Prince Charles commissions portraits of north London Holocaust survivors
- Credit: BBC/Tom Hayward
The Prince of Wales has commissioned paintings of two Golders Green Holocaust survivors as a “guiding light for our society”.
Leading artists were tasked with painting seven of Britain's remaining survivors of Nazi atrocities including Tik Tok star Lily Ebert and Rachel Levy, who lives in Jewish Care's Selig Court. All are in their 90s and endured the camps and ghettos before settling in the UK.
Originally from Czechoslovakia, Rachel survived Auschwitz and Bergen Belsen, while 98-year-old Lily grew up in Hungary and survived Auschwitz. Prince Charles, who is patron of the Holocaust Memorial Day Trust, told a BBC 2 documentary he hopes the portraits are a lasting reminder of the horrors of the Nazi regime.

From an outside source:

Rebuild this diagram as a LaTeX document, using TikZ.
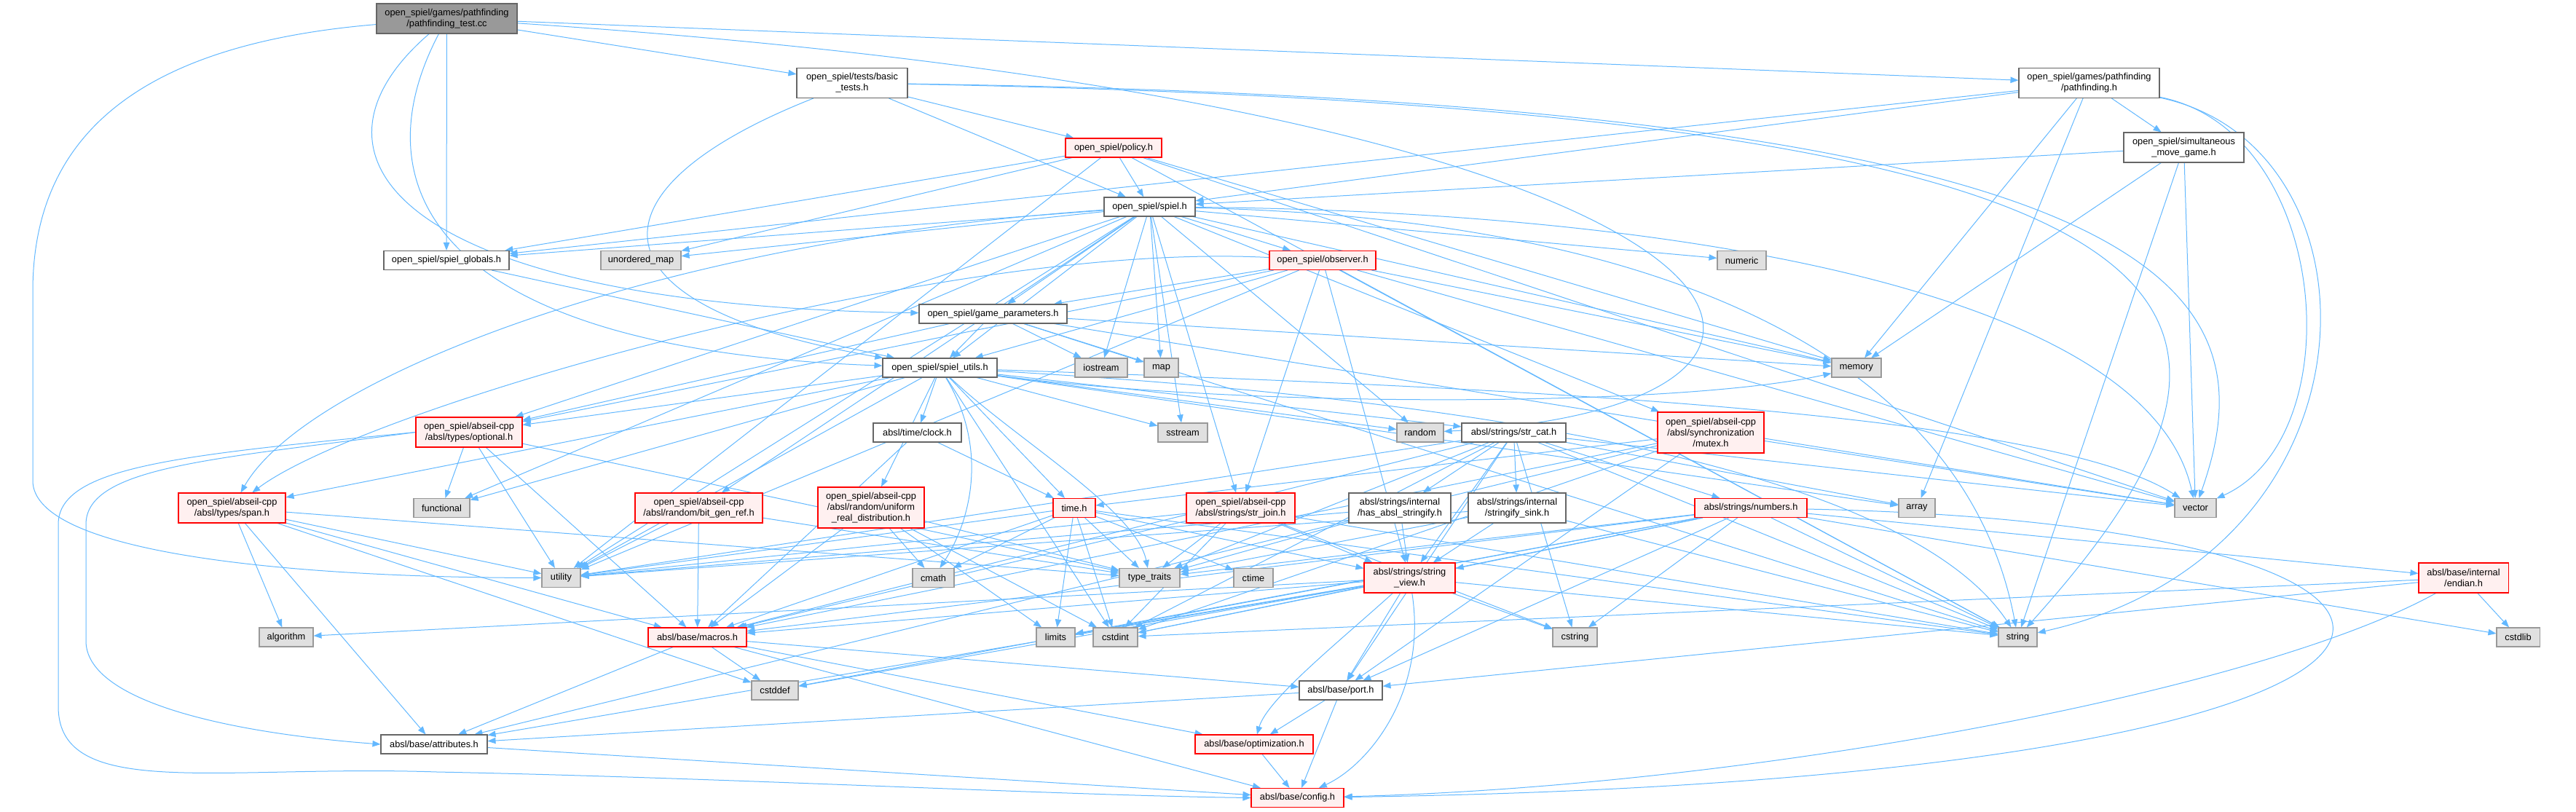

“As the number of Holocaust survivors sadly, but inevitably declines, my abiding hope is that this special collection will act as a further guiding light for our society, reminding us not only of history’s darkest days, but of humanity’s interconnectedness as we strive to create a better world for our children, grandchildren and generations as yet unborn; one where hope is victorious over despair and love triumphs over hate," he said.
Broadcast on January 27 – Holocaust Memorial Day – Survivors: Portraits of the Holocaust features testimony and shows the paintings being created. Islington artist Ishbel Myerscough depicts Lily Ebert, Stuart Pearson Wright paints Rachel Levy, and Peter Kuhfeld paints Kensal Green survivor Anita Lasker-Wallfisch.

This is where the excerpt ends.